Unfortunately, despite the answer being great, I am still puzzled by what I see in Mongo. Specifically, I’d like to share with you the following scenario, and perhaps you get to see where my understanding gets buggy.
SETUP
I am working with a cluster of 3 nodes, as reported by this (trimmed) invocation of rs.status(), ran on the primary.
m# rs.status()
---------------
members: [
{
_id: 3,
name: '172.31.12.230:27017',
health: 1,
state: 1,
stateStr: 'PRIMARY',
...
_id: 4,
name: '172.31.5.205:27017',
health: 1,
state: 2,
stateStr: 'SECONDARY',
...
_id: 5,
name: '172.31.32.216:27017',
health: 1,
state: 2,
stateStr: 'SECONDARY',
]
---------------
CONFUSING RUN
The confusing run I’d like to share with you goes as follows:
-
connect to master via mongosh, running it local to master
-
declare a document
m# const doc = {nname: "test", value: 1};
- change the db for health and safety
m# use adatabasenamenotfoundinprod;
- create a session
m# const session = db.getMongo().startSession();
- get a collection that doesnt exist
m# col = session.getDatabase(db.getName()).collection0823_1304;
- count the document in the collection, get 0 as expected
m# col.countDocuments({});
0
- start a transaction with a legitimate write concern (since we have 3 nodes)

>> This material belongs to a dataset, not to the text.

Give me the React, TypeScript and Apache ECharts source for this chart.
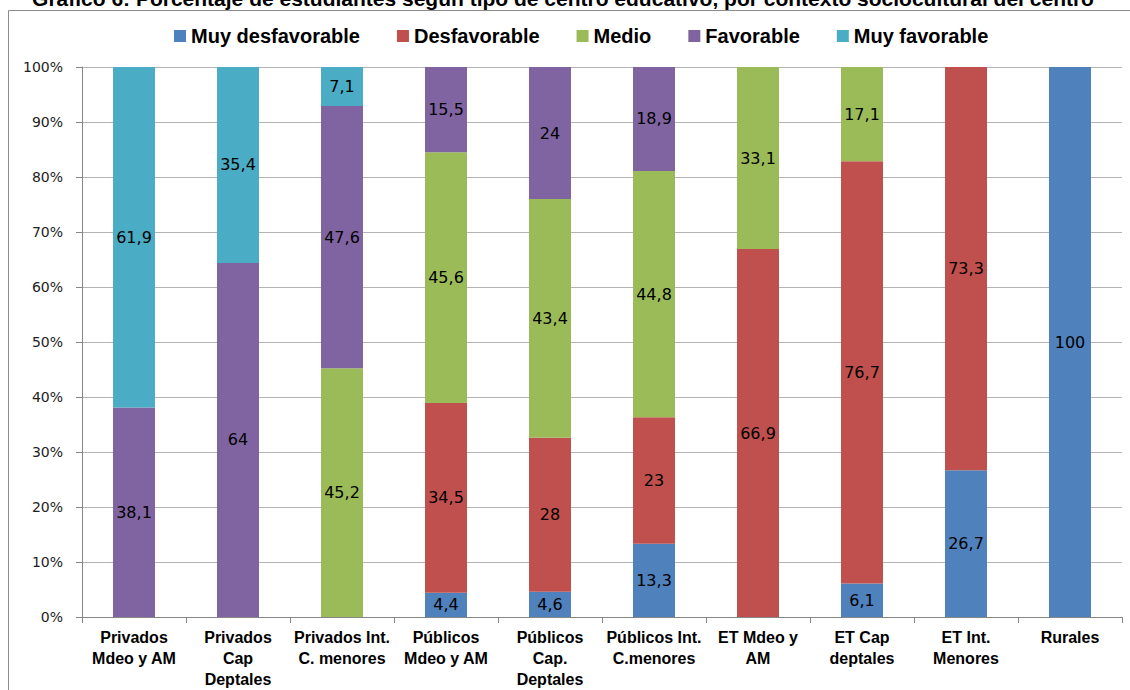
import React, { useEffect, useRef } from "react";
import * as echarts from "echarts";

const categories = [
  "Privados\nMdeo y AM",
  "Privados\nCap\nDeptales",
  "Privados Int.\nC. menores",
  "Públicos\nMdeo y AM",
  "Públicos\nCap.\nDeptales",
  "Públicos Int.\nC.menores",
  "ET Mdeo y\nAM",
  "ET Cap\ndeptales",
  "ET Int.\nMenores",
  "Rurales",
];

const muyDesfavorable = [0, 0, 0, 4.4, 4.6, 13.3, 0, 6.1, 26.7, 100];
const desfavorable = [0, 0, 0, 34.5, 28, 23, 66.9, 76.7, 73.3, 0];
const medio = [0, 0, 45.2, 45.6, 43.4, 44.8, 33.1, 17.1, 0, 0];
const favorable = [38.1, 64, 47.6, 15.5, 24, 18.9, 0, 0, 0, 0];
const muyFavorable = [61.9, 35.4, 7.1, 0, 0, 0, 0, 0, 0, 0];

const seriesNames = ["Muy desfavorable", "Desfavorable", "Medio", "Favorable", "Muy favorable"];
const seriesColors = ["#4F81BD", "#C0504D", "#9BBB59", "#8064A2", "#4BACC6"];
const yTicks = [0, 10, 20, 30, 40, 50, 60, 70, 80, 90, 100];

const title =
  "Gráfico 6: Porcentaje de estudiantes según tipo de centro educativo, por contexto sociocultural del centro";

export default function App() {
  const ref = useRef<HTMLDivElement>(null);
  useEffect(() => {
    document.body.style.margin = "0";
    if (!ref.current) return;
    const chart = echarts.init(ref.current, null, { renderer: "svg" });
    const raw = [muyDesfavorable, desfavorable, medio, favorable, muyFavorable];
    const totals = categories.map((_, i) => raw.reduce((s, arr) => s + arr[i], 0));
    const series = raw.map((arr, si) => ({
      name: seriesNames[si],
      type: "bar",
      stack: "total",
      barWidth: 42,
      itemStyle: { color: seriesColors[si] },
      label: {
        show: true,
        position: "inside",
        color: "#000",
        fontFamily: "DejaVu Sans",
        fontSize: 16,
        formatter: (p: any) => {
          const v = arr[p.dataIndex];
          return v ? String(v).replace(".", ",") : "";
        },
      },
      data: arr.map((v, i) => (v / totals[i]) * 100),
    }));
    chart.setOption({
      animation: false,
      graphic: [
        {
          type: "rect",
          shape: { x: 8.5, y: 10.5, width: 1140, height: 700 },
          style: { fill: "none", stroke: "#8c8c8c", lineWidth: 1 },
          silent: true,
        },
        {
          type: "text",
          x: 563,
          y: 9,
          style: {
            text: title,
            align: "center",
            verticalAlign: "bottom",
            font: "bold 21px 'Liberation Sans'",
            fill: "#000",
          },
        },
      ],
      legend: {
        left: 169,
        top: 21,
        itemWidth: 12,
        itemHeight: 12,
        itemGap: 37,
        icon: "rect",
        data: seriesNames,
        textStyle: { fontFamily: "Liberation Sans", fontWeight: "bold", fontSize: 20, color: "#000" },
      },
      grid: { left: 82, right: 8, top: 67, bottom: 73, containLabel: false },
      xAxis: {
        type: "category",
        data: categories,
        axisLine: { lineStyle: { color: "#868686" } },
        axisTick: { show: true, alignWithLabel: false, length: 6, lineStyle: { color: "#868686" } },
        axisLabel: {
          interval: 0,
          color: "#000",
          fontFamily: "Liberation Sans",
          fontWeight: "bold",
          fontSize: 16,
          lineHeight: 21,
          margin: 10,
        },
      },
      yAxis: {
        type: "value",
        min: 0,
        max: 100,
        interval: 10,
        axisLine: { show: true, lineStyle: { color: "#868686" } },
        axisTick: { show: true, length: 6, lineStyle: { color: "#868686" } },
        splitLine: { lineStyle: { color: "#b3b3b3" } },
        axisLabel: {
          color: "#222",
          fontFamily: "DejaVu Sans",
          fontSize: 14,
          margin: 19,
          formatter: (v: number) => (yTicks.includes(v) ? v + "%" : ""),
        },
      },
      series,
    });
    return () => chart.dispose();
  }, []);
  return <div ref={ref} style={{ width: 1130, height: 690 }} />;
}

m# session.startTransaction({writeConcern: {w: 3, wtimeout: 100}});
- turn off one of the secondary nodes deliberately, by running the following command on the node iteself
mSECONDARY# db.adminCommand({shutdown: 1});
- confirm one secondary is gone, by running
rs.status() on the primary, getting this (super trimmed) content for the node that got the shutdown command
m# rs.status();
_id: 5,
name: '172.31.32.216:27017',
health: 0,
state: 8,
stateStr: '(not reachable/healthy)',
uptime: 0,
- try inserting the document in the primary
m# col.insertOne(doc);
{
acknowledged: true,
insertedId: ObjectId('68a99eb853e989d3df6b140b')
}
- try to commit the transaction, get the (familiar, slightly trimmed in this case) exception
m# session.commitTransaction();
Uncaught:
MongoWriteConcernError[WriteConcernFailed]: waiting for replication timed out
Additional information: {
wtimeout: true,
writeConcern: { w: 3, wtimeout: 100, provenance: 'clientSupplied' }
}
Result: {
writeConcernError: {
code: 64,
codeName: 'WriteConcernFailed',
errmsg: 'waiting for replication timed out',
errInfo: {
wtimeout: true,
writeConcern: { w: 3, wtimeout: 100, provenance: 'clientSupplied' }
}
},
ok: 1,
...
}
- try to abort the transaction, get another exeption
m# session.abortTransaction();
MongoTransactionError: Cannot call abortTransaction after calling commitTransaction
- try to see what happened to the collection’s content, insert has happened apparently
m# col.countDocuments({});
1
- end the session
m# session.endSession();
- count the document outside the session
m# db.collection0823_1304.countDocuments({});
1
- quit the console, then reconnect
m# quit()
b# mongosh
- count again, see 1
m# use adatabasenamenotfoundinprod;
m# db.collection0823_1304.countDocuments({});
1
- connect to the secondary that remained alive all the way, see that indeed the collection yields 1
ms# use adatabasenamenotfoundinprod;
switched to db adatabasenamenotfoundinprod
ms# db.collection0823_1304.countDocuments({});
1
If I extract a couple of sentences from your reply, ie.
If you must guarantee that writes succeed even in the face of failures, write your writes in a transaction and don’t special case MongoWriteConcernException. If a write returns a failure, roll it back and try again.
I do wonder: how would this work in the case I just shared? I think steps 10-11 behave exactly as recommended (I just commit and rollback in case of failure), but that strategy doesn’t seem to work, and to make it more confusing, the effects of the transaction seem to survive the whole run?
Apologizes for the quite long reply, hopefully you get to see the world through my eyes, and you can tell me what I am still missing 
Regards,
Filippo